## Start Data extract

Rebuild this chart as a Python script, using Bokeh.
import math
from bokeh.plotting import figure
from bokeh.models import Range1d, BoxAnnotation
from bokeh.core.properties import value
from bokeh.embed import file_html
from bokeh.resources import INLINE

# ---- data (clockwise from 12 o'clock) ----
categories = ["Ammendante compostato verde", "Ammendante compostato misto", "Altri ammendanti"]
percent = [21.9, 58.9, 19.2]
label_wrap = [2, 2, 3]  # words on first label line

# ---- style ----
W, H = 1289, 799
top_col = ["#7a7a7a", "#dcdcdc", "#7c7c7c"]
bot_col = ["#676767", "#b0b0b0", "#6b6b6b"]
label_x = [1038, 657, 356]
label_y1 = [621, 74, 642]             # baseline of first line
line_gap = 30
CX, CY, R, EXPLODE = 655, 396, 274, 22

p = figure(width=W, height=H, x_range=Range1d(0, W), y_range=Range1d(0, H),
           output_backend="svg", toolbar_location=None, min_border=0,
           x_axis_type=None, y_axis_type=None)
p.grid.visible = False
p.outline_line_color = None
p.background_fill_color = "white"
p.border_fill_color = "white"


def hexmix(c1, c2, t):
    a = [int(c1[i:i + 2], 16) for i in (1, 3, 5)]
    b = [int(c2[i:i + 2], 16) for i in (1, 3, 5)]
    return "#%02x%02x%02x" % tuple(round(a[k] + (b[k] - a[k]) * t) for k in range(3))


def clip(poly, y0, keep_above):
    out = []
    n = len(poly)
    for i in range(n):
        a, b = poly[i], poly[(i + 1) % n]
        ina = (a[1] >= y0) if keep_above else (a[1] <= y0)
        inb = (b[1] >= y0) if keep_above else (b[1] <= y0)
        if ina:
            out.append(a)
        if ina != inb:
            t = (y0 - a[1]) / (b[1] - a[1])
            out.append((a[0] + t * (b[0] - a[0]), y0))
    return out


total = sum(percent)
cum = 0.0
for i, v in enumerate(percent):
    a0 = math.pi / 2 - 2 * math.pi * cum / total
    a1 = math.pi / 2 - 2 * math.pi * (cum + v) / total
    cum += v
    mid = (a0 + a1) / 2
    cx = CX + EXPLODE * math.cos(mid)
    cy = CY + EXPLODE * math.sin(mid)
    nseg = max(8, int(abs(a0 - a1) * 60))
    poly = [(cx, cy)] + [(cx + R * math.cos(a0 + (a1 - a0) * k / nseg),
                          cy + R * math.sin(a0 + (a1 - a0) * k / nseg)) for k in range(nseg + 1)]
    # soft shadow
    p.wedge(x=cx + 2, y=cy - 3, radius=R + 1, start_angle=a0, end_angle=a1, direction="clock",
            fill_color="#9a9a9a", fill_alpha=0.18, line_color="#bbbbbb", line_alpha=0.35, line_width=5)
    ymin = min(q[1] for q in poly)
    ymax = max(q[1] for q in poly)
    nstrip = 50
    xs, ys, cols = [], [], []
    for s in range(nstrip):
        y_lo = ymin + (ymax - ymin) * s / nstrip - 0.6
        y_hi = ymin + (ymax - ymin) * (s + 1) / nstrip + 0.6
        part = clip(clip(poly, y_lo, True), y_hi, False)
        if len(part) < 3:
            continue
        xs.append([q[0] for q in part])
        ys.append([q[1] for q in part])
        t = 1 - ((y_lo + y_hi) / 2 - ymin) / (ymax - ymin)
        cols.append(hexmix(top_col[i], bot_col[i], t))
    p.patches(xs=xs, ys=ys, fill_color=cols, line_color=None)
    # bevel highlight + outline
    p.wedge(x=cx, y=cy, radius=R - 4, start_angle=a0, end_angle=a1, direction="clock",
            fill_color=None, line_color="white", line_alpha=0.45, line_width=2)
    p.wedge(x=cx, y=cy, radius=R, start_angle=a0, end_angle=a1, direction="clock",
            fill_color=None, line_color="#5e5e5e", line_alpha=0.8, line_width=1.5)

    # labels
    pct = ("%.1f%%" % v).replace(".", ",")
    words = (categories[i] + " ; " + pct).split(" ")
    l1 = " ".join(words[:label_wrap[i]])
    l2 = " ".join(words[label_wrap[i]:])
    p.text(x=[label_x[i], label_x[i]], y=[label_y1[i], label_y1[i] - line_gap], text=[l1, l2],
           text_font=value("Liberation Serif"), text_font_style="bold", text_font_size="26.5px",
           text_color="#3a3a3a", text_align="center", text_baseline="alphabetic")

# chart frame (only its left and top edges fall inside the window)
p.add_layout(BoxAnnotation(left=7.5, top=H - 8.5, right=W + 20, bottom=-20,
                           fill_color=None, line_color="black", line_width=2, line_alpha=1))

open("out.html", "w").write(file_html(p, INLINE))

## End Data extract

Task brief: What are the exact lines from the beginning of the material through the line containing "from bokeh.resources import INLINE"? Write out those lines alone.

Correct response:
Rebuild this chart as a Python script, using Bokeh.
import math
from bokeh.plotting import figure
from bokeh.models import Range1d, BoxAnnotation
from bokeh.core.properties import value
from bokeh.embed import file_html
from bokeh.resources import INLINE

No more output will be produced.